I know this is an older thread, but aside from basic exam skills, setting boundaries, and consent I had a few thoughts for the general good:
- Get to know your play partner a little bit as a human being. Admittedly, exam play is a very sexual experience for most of us, but I think it helps to build some trust and comfort level if each of you at least as a basic level of familiarity. I’m not saying you each have to know the other’s darkest secrets (unless it’s med-fet, then lol), but make some effort to be personable.
- To build off my first comment, get an idea of their experience level from a fetish or sexual standpoint. For a younger, new person to medical play or just learning about themselves sexually, it could be a very overwhelming experience at first. Not saying it will, but the play doctor really be considerate that a newbie may have very intense feelings they’ve never had to process before. Giving some space to check in with the patient or moments that the patient can decompress if needed and communicate their headspace would be good.

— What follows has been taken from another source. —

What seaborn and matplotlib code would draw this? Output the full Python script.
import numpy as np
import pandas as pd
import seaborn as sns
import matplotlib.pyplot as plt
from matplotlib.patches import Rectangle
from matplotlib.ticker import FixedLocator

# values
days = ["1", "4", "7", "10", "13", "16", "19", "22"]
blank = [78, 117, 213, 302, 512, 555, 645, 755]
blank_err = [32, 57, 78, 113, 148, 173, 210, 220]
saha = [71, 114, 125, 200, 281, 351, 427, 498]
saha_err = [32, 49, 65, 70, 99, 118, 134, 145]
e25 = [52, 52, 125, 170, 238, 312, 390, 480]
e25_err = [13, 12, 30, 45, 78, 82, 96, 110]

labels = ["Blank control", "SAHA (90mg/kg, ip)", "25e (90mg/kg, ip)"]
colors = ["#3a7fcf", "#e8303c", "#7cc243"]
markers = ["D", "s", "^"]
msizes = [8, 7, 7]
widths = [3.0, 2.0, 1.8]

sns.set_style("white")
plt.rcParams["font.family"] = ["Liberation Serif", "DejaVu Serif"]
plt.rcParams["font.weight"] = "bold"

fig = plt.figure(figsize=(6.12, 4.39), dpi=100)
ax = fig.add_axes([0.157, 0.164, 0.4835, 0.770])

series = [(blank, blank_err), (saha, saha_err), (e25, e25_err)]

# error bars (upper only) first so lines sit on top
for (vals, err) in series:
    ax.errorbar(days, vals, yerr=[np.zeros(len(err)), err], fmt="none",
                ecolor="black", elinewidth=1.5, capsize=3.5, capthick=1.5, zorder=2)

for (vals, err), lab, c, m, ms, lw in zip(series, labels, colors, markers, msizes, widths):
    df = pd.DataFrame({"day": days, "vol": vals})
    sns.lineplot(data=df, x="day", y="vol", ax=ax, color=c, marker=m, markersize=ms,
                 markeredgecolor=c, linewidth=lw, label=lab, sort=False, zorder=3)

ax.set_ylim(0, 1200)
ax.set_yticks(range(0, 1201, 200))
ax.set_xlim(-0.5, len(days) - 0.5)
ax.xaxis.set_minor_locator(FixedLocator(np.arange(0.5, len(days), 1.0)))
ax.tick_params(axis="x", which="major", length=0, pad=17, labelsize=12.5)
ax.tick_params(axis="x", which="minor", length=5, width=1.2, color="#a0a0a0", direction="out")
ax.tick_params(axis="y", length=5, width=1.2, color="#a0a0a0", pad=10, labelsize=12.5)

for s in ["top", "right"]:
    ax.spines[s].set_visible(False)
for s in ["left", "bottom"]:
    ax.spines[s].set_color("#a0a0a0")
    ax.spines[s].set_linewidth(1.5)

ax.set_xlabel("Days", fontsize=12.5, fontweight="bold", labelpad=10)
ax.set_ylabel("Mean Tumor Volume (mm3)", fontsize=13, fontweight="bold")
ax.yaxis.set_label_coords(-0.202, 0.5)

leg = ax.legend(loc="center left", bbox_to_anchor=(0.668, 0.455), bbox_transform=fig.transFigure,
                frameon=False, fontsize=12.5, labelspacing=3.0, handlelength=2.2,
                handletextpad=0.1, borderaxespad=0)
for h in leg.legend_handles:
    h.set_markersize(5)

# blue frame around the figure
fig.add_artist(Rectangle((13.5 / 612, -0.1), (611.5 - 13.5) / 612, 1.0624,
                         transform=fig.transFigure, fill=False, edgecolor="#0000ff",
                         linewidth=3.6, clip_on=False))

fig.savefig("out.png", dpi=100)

- Additionally, medical play may be a person’s first time engaging sexually with someone of the same gender. Keep in mind they may be just curious about their sexuality, in the closet, or maybe they don’t care either way and just enjoy fetish play. I think a good play doctor should acknowledge this can be a big thing for some folks and give the patient an opportunity to talk about how they feel about it leading into the exam. Again, check in with the patient during the exam periodically how they are doing and be willing to adjust things accordingly.